Start of SOURCE MATERIAL

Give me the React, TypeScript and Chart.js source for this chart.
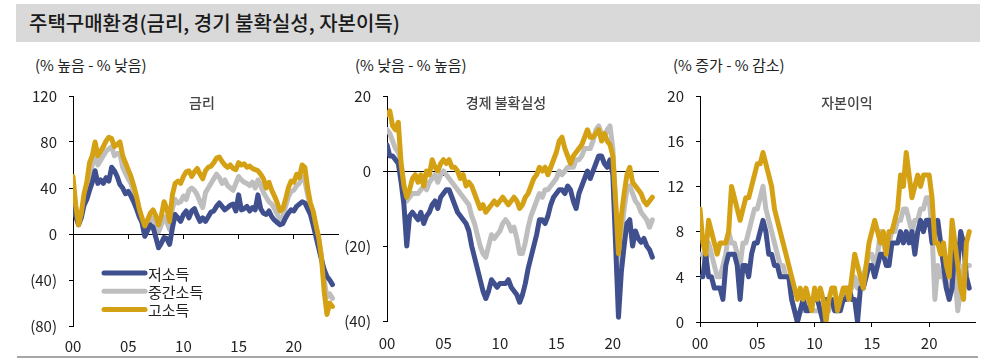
import React, { useEffect, useRef } from 'react';
import { Chart, registerables } from 'chart.js';

Chart.register(...registerables);

// ---------- data ----------
const START_YEAR = 2000;
const STEP = 0.25; // quarterly observations

const yearTicks = [2000, 2005, 2010, 2015, 2020];
const yearLabels = ['00', '05', '10', '15', '20'];

const seriesNames = ['저소득', '중간소득', '고소득'];

// 금리 (% 높음 - % 낮음)
const rateLow = [
  25, 15, 8, 14, 25, 30, 38, 45,
  55, 44, 47, 44, 49, 46, 58, 55,
  50, 43, 40, 35, 37, 33, 28, 22,
  15, 10, -2, 3, 8, 6, -3, -12,
  -8, -3, -4, -9, 5, 17, 14, 11,
  17, 20, 14, 20, 22, 16, 11, 14,
  11, 15, 19, 20, 24, 27, 24, 21,
  23, 25, 26, 20, 34, 21, 22, 24,
  20, 23, 21, 34, 22, 18, 17, 20,
  15, 12, 10, 8, 9, 14, 18, 21,
  20, 24, 26, 28, 27, 22, 17, 8,
  -2, -12, -22, -31, -37, -40, -44,
];
const rateMid = [
  37, 18, 8, 16, 30, 38, 52, 60,
  70, 60, 64, 68, 72, 74, 76, 68,
  70, 70, 58, 53, 48, 44, 36, 28,
  18, 10, 0, 6, 12, 14, 9, 2,
  8, 15, 10, 4, 22, 30, 27, 28,
  33, 30, 38, 40, 38, 34, 28, 23,
  36, 40, 44, 48, 52, 49, 44, 47,
  42, 40, 38, 44, 50, 47, 45, 44,
  42, 45, 40, 47, 42, 36, 32, 28,
  26, 22, 17, 13, 15, 24, 32, 37,
  38, 42, 44, 50, 46, 34, 24, 14,
  6, -5, -20, -40, -55, -52, -56,
];
const rateHigh = [
  50, 25, 8, 18, 35, 45, 62, 68,
  80, 68, 72, 76, 81, 84, 83, 76,
  78, 80, 68, 62, 56, 50, 42, 33,
  22, 14, 7, 12, 18, 21, 16, 8,
  16, 28, 22, 11, 34, 44, 46, 44,
  50, 54, 55, 50, 54, 57, 52, 48,
  55, 58, 59, 62, 66, 67, 63, 60,
  58, 60, 57, 56, 62, 60, 61, 58,
  59, 57, 56, 55, 52, 48, 40, 45,
  38, 33, 27, 20, 22, 30, 40, 46,
  45, 52, 49, 60, 58, 40, 27, 20,
  8, -3, -20, -50, -70, -60, -63,
];

// 경제 불확실성 (% 낮음 - % 높음)
const uncLow = [
  7, 4, 4, 3, 2, -3, -9, -20,
  -12, -11, -12, -13, -11, -14, -12, -11,
  -9, -8, -10, -7, -6, -5, -5, -7,
  -9, -11, -12, -13, -14, -16, -20, -23,
  -26, -29, -32, -34, -32, -29, -30, -31,
  -30, -30, -30, -29, -31, -32, -33, -35,
  -33, -30, -26, -23, -20, -17, -13, -13,
  -14, -12, -9, -7, -6, -5, -5, -6,
  -4, -5, -8, -10, -6, -4, -2, 0,
  -2, 0, 2, 4, 4, 2, 1, 3,
  -1, -20, -39, -27, -20, -14, -13, -20,
  -16, -18, -19, -18, -20, -21, -23,
];
const uncMid = [
  11, 10, 8, 6, 5, 2, -4, -8,
  -7, -6, -6, -6, -5, -4, -5, -3,
  -2, -1, -3, -1, 0, -1, -2, -3,
  -4, -5, -6, -7, -8, -9, -12, -14,
  -17, -20, -22, -23, -20, -17, -18, -17,
  -16, -14, -13, -14, -16, -15, -18, -22,
  -22, -19, -15, -12, -10, -8, -6, -7,
  -5, -5, -4, -3, -2, 0, -1, 0,
  1, 1, 1, 3, 3, 4, 6, 6,
  6, 8, 11, 12, 10, 9, 11, 12,
  6, -10, -28, -18, -10, -5, -4, -6,
  -8, -9, -11, -12, -13, -15, -13,
];
const uncHigh = [
  15, 16, 12, 11, 13, 2, -4, -7,
  -5, -2, -1, -3, -1, -4, 0, -1,
  3, 1, 0, 2, 3, 2, 3, 1,
  1, 0, -2, -1, -4, -3, -4, -6,
  -8, -10, -9, -11, -10, -9, -8, -9,
  -8, -7, -8, -9, -8, -7, -8, -10,
  -9, -7, -6, -4, -2, -1, 1, 0,
  1, -1, 1, 3, 5, 8, 9, 6,
  4, 2, 4, 5, 6, 7, 9, 11,
  9, 9, 10, 11, 8, 10, 8, 7,
  4, -8, -22, -12, -6, -1, 1, -3,
  -4, -5, -6, -8, -9, -8, -7,
];

// 자본이익 (% 증가 - % 감소)
const capLow = [
  4, 4, 6, 4, 4, 3, 3, 3,
  2, 5, 6, 6, 6, 5, 2, 5,
  5, 4, 6, 7, 7, 8, 9, 8,
  6, 6, 5, 5, 4, 4, 4, 4,
  2, 1, 0, 1, 2, 1, 1, 2,
  2, 2, 1, 0, 2, 2, 2, 1,
  1, 1, 2, 2, 3, 2, 2, 0,
  3, 3, 4, 5, 5, 4, 5, 6,
  6, 5, 5, 7, 7, 7, 8, 7,
  8, 7, 8, 6, 8, 9, 8, 9,
  9, 7, 8, 9, 7, 5, 3, 2,
  3, 7, 5, 8, 7, 4, 3,
];
const capMid = [
  6, 6, 5, 7, 6, 5, 4, 4,
  5, 6, 8, 7, 7, 6, 5, 7,
  7, 8, 9, 10, 10, 11, 12, 10,
  9, 8, 7, 6, 5, 5, 4, 4,
  2, 1, 0, 1, 1, 2, 2, 1,
  1, 1, 1, 0, 1, 1, 2, 1,
  1, 2, 2, 3, 3, 3, 4, 3,
  4, 4, 5, 6, 6, 5, 6, 8,
  7, 6, 7, 8, 8, 9, 9, 10,
  10, 9, 8, 9, 9, 10, 10, 11,
  11, 8, 2, 5, 4, 4, 3, 2,
  5, 4, 1, 3, 5, 5, 5,
];
const capHigh = [
  10, 7, 6, 9, 8, 7, 6, 7,
  7, 7, 8, 12, 11, 10, 9, 10,
  11, 11, 12, 13, 14, 14, 15, 14,
  13, 12, 10, 9, 8, 7, 6, 5,
  4, 3, 2, 3, 2, 3, 2, 1,
  3, 2, 3, 2, 0, 2, 3, 3,
  1, 2, 3, 3, 2, 4, 6, 5,
  4, 3, 5, 7, 8, 9, 8, 7,
  8, 6, 8, 8, 9, 10, 13, 12,
  15, 13, 11, 12, 13, 12, 13, 13,
  13, 11, 7, 7, 6, 7, 5, 4,
  9, 7, 5, 3, 2, 7, 8,
];

const rateTicks = [-80, -40, 0, 40, 80, 120];
const rateTickLabels = ['(80)', '(40)', '0', '40', '80', '120'];
const uncTicks = [-40, -20, 0, 20];
const uncTickLabels = ['(40)', '(20)', '0', '20'];
const capTicks = [0, 4, 8, 12, 16, 20];
const capTickLabels = ['0', '4', '8', '12', '16', '20'];

// ---------- styles ----------
const BLUE = '#40508e';
const GREY = '#bebebe';
const GOLD = '#d5a114';
const FONT = "'Noto Sans CJK KR', 'Noto Sans', sans-serif";
const seriesColors = [BLUE, GREY, GOLD];

type PanelCfg = {
  left: number; top: number; width: number; height: number;
  padTop: number; padRight: number; yWidth: number; xHeight: number; xPad: number;
  yMin: number; yMax: number; yTicks: number[]; yLabels: string[];
  low: number[]; mid: number[]; high: number[]; legend: boolean;
};

const panels: PanelCfg[] = [
  { left: 20, top: 86, width: 322, height: 272, padTop: 10, padRight: 4, yWidth: 53, xHeight: 32, xPad: 11,
    yMin: -80, yMax: 120, yTicks: rateTicks, yLabels: rateTickLabels, low: rateLow, mid: rateMid, high: rateHigh, legend: true },
  { left: 340, top: 86, width: 322, height: 272, padTop: 10, padRight: 4, yWidth: 47, xHeight: 37, xPad: 13,
    yMin: -40, yMax: 20, yTicks: uncTicks, yLabels: uncTickLabels, low: uncLow, mid: uncMid, high: uncHigh, legend: false },
  { left: 660, top: 86, width: 320, height: 272, padTop: 10, padRight: 5, yWidth: 40, xHeight: 36, xPad: 12,
    yMin: 0, yMax: 20, yTicks: capTicks, yLabels: capTickLabels, low: capLow, mid: capMid, high: capHigh, legend: false },
];

const toPoints = (vals: number[]) => vals.map((v, i) => ({ x: START_YEAR + i * STEP, y: v }));

const legendPlugin = {
  id: 'incomeLegend',
  afterDraw(chart: any) {
    const ctx = chart.ctx;
    ctx.save();
    seriesNames.forEach((name, i) => {
      const y = 187 + i * 18.2;
      ctx.strokeStyle = seriesColors[i];
      ctx.lineWidth = 5;
      ctx.lineCap = 'round';
      ctx.beginPath();
      ctx.moveTo(84, y);
      ctx.lineTo(125, y);
      ctx.stroke();
      ctx.fillStyle = '#222';
      ctx.font = `15px ${FONT}`;
      ctx.textBaseline = 'middle';
      ctx.textAlign = 'left';
      ctx.fillText(name, 128, y + 1);
    });
    ctx.restore();
  },
};

function PanelChart({ p }: { p: PanelCfg }) {
  const ref = useRef<HTMLCanvasElement>(null);
  useEffect(() => {
    const setYearTicks = (s: any) => { s.ticks = yearTicks.map((value) => ({ value })); };
    const chart = new Chart(ref.current as HTMLCanvasElement, {
      type: 'line',
      data: {
        datasets: [
          { label: seriesNames[2], data: toPoints(p.high), borderColor: GOLD, order: 1 },
          { label: seriesNames[0], data: toPoints(p.low), borderColor: BLUE, order: 2 },
          { label: seriesNames[1], data: toPoints(p.mid), borderColor: GREY, order: 3 },
        ] as any,
      },
      options: {
        animation: false,
        responsive: false,
        maintainAspectRatio: false,
        layout: { padding: { top: p.padTop, right: p.padRight, left: 0, bottom: 0 } },
        elements: {
          point: { radius: 0 },
          line: { borderWidth: 5, borderJoinStyle: 'round', borderCapStyle: 'round', tension: 0 },
        },
        plugins: { legend: { display: false }, tooltip: { enabled: false }, title: { display: false } },
        scales: {
          x: {
            type: 'linear', min: 2000, max: 2024, position: 'bottom',
            border: { display: false },
            grid: { display: false, drawTicks: false },
            ticks: {
              padding: p.xPad, color: '#222', font: { size: 15, family: FONT },
              maxRotation: 0,
              callback: (v: any) => { const k = yearTicks.indexOf(Number(v)); return k >= 0 ? yearLabels[k] : ''; },
            },
            afterBuildTicks: setYearTicks,
            afterFit: (s: any) => { s.height = p.xHeight; s.paddingLeft = 0; s.paddingRight = 0; },
          },
          x2: {
            type: 'linear', axis: 'x', min: 2000, max: 2024, position: { y: 0 },
            border: { display: true, color: '#000', width: 1 },
            grid: { drawOnChartArea: false, drawTicks: true, tickLength: 4, color: '#000' },
            ticks: { display: false },
            afterBuildTicks: setYearTicks,
            afterFit: (s: any) => { s.paddingLeft = 0; s.paddingRight = 0; },
          },
          y: {
            type: 'linear', min: p.yMin, max: p.yMax, position: 'left',
            border: { display: true, color: '#000', width: 1 },
            grid: { drawOnChartArea: false, drawTicks: true, tickLength: 4, color: '#000' },
            ticks: {
              padding: 12, color: '#222', font: { size: 15, family: FONT },
              callback: (v: any) => { const k = p.yTicks.indexOf(Number(v)); return k >= 0 ? p.yLabels[k] : ''; },
            },
            afterBuildTicks: (s: any) => { s.ticks = p.yTicks.map((value) => ({ value })); },
            afterFit: (s: any) => { s.width = p.yWidth; s.paddingTop = 0; s.paddingBottom = 0; },
          },
        } as any,
      },
      plugins: p.legend ? [legendPlugin] : [],
    });
    return () => chart.destroy();
  }, [p]);
  return (
    <canvas
      ref={ref}
      width={p.width}
      height={p.height}
      style={{ position: 'absolute', left: p.left, top: p.top, width: p.width, height: p.height }}
    />
  );
}

const subtitle: React.CSSProperties = {
  position: 'absolute', top: 55, fontSize: 15, lineHeight: '20px', color: '#222', whiteSpace: 'nowrap', fontFamily: FONT,
};
const panelTitle: React.CSSProperties = {
  position: 'absolute', top: 92, fontSize: 14, lineHeight: '20px', color: '#444', whiteSpace: 'nowrap',
  transform: 'translateX(-50%)', fontFamily: FONT, fontWeight: 500,
};

export default function App() {
  return (
    <div style={{ position: 'absolute', left: 0, top: 0, width: 1000, height: 362, background: '#fff', fontFamily: FONT, overflow: 'hidden' }}>
      <div style={{ position: 'absolute', left: 16, top: 4, width: 964, height: 38, background: '#d9d9d9' }} />
      <div style={{ position: 'absolute', left: 29, top: 4, height: 38, lineHeight: '38px', fontSize: 20, fontWeight: 500, color: '#1a1a1a', whiteSpace: 'nowrap' }}>
        주택구매환경(금리, 경기 불확실성, 자본이득)
      </div>
      {panels.map((p, i) => <PanelChart key={i} p={p} />)}
      <div style={{ ...subtitle, left: 35 }}>(% 높음 - % 낮음)</div>
      <div style={{ ...subtitle, left: 355 }}>(% 낮음 - % 높음)</div>
      <div style={{ ...subtitle, left: 673 }}>(% 증가 - % 감소)</div>
      <div style={{ ...panelTitle, left: 202 }}>금리</div>
      <div style={{ ...panelTitle, left: 506 }}>경제 불확실성</div>
      <div style={{ ...panelTitle, left: 847 }}>자본이익</div>
      <div style={{ position: 'absolute', left: 17, top: 356, width: 961, height: 2, background: '#a6a6a6' }} />
    </div>
  );
}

End of SOURCE MATERIAL

TO BE DONE: Starting at the first line of the material, output exactly the lines up to and including the one with "const STEP = 0.25; // quarterly observations". Do not include the pictures.

ANSWER FOR THE TASK:
Give me the React, TypeScript and Chart.js source for this chart.
import React, { useEffect, useRef } from 'react';
import { Chart, registerables } from 'chart.js';

Chart.register(...registerables);

// ---------- data ----------
const START_YEAR = 2000;
const STEP = 0.25; // quarterly observations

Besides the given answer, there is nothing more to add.